Defining Search Spaces

A search space defines what hyperparameter values to explore.

Overview

Use the Search class to define ranges for each hyperparameter:

from kubeflow.optimizer.types import Search

search_space = {
    "learning_rate": Search.loguniform(1e-5, 1e-1),
    "batch_size": Search.choice([16, 32, 64]),
    "dropout": Search.uniform(0.0, 0.5),
}

Search Types

Uniform (Continuous)

Sample uniformly between min and max:

# Any value between 0.1 and 0.9
Search.uniform(0.1, 0.9)

Best for: Dropout rate, regularization strength, momentum.

Log-Uniform (Continuous)

Sample uniformly in log space - good for values that span orders of magnitude:

# Values like 0.00001, 0.0001, 0.001, 0.01, 0.1
Search.loguniform(1e-5, 1e-1)

Best for: Learning rate, weight decay.

Choice (Discrete)

Choose from a fixed set of values:

# One of these exact values
Search.choice([16, 32, 64, 128])

Best for: Batch size, number of layers, activation functions.

Integer Range

Sample integers in a range:

# Any integer from 1 to 10
Search.randint(1, 10)

Best for: Number of epochs, hidden layer sizes.

Complete Example

Here’s a realistic search space for training a neural network:

search_space = {
    # Learning rate: explore across orders of magnitude
    "learning_rate": Search.loguniform(1e-5, 1e-2),

    # Batch size: try common values
    "batch_size": Search.choice([32, 64, 128, 256]),

    # Architecture
    "hidden_size": Search.choice([128, 256, 512, 1024]),
    "num_layers": Search.randint(2, 6),

    # Regularization
    "dropout": Search.uniform(0.0, 0.5),
    "weight_decay": Search.loguniform(1e-6, 1e-2),

    # Optimizer
    "optimizer": Search.choice(["adam", "sgd", "adamw"]),
}

Using Hyperparameters in Training

Your training function receives hyperparameters as arguments:

def train(learning_rate, batch_size, dropout):
    """Training function that uses the hyperparameters."""
    import torch
    import torch.nn as nn

    model = nn.Sequential(
        nn.Linear(784, 256),
        nn.ReLU(),
        nn.Dropout(dropout),  # Use the hyperparameter
        nn.Linear(256, 10),
    )

    optimizer = torch.optim.Adam(model.parameters(), lr=learning_rate)

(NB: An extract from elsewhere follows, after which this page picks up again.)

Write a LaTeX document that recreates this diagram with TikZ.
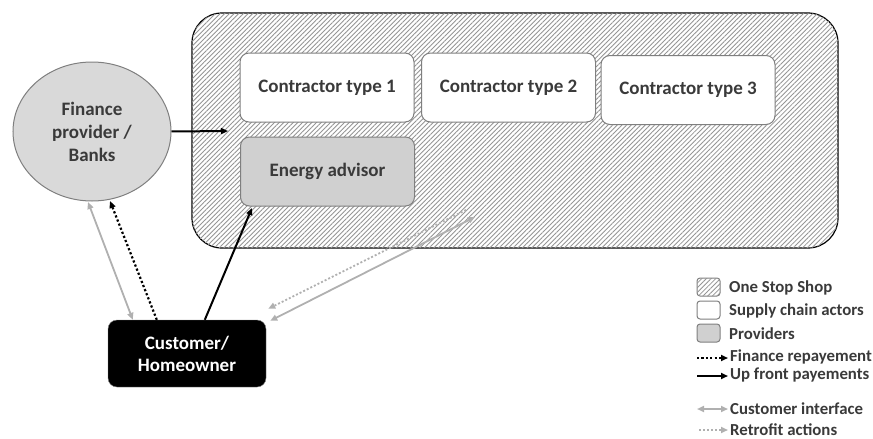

    # ... training loop with batch_size ...

    # Report the metric back
    print(f"accuracy={accuracy:.4f}")

Tips for Search Space Design

Start broad, then narrow:

# First: wide range
"learning_rate": Search.loguniform(1e-6, 1.0)

# Later: narrow based on results
"learning_rate": Search.loguniform(1e-4, 1e-2)

Use log scale for learning rate:

Learning rates often work best when explored logarithmically. The difference between 0.001 and 0.01 is more significant than between 0.5 and 0.51.

Don’t search too many parameters at once:

Each additional parameter exponentially increases the search space. Start with 3-5 most impactful parameters.

Consider dependencies:

Some hyperparameters interact. For example, larger batch sizes often need higher learning rates.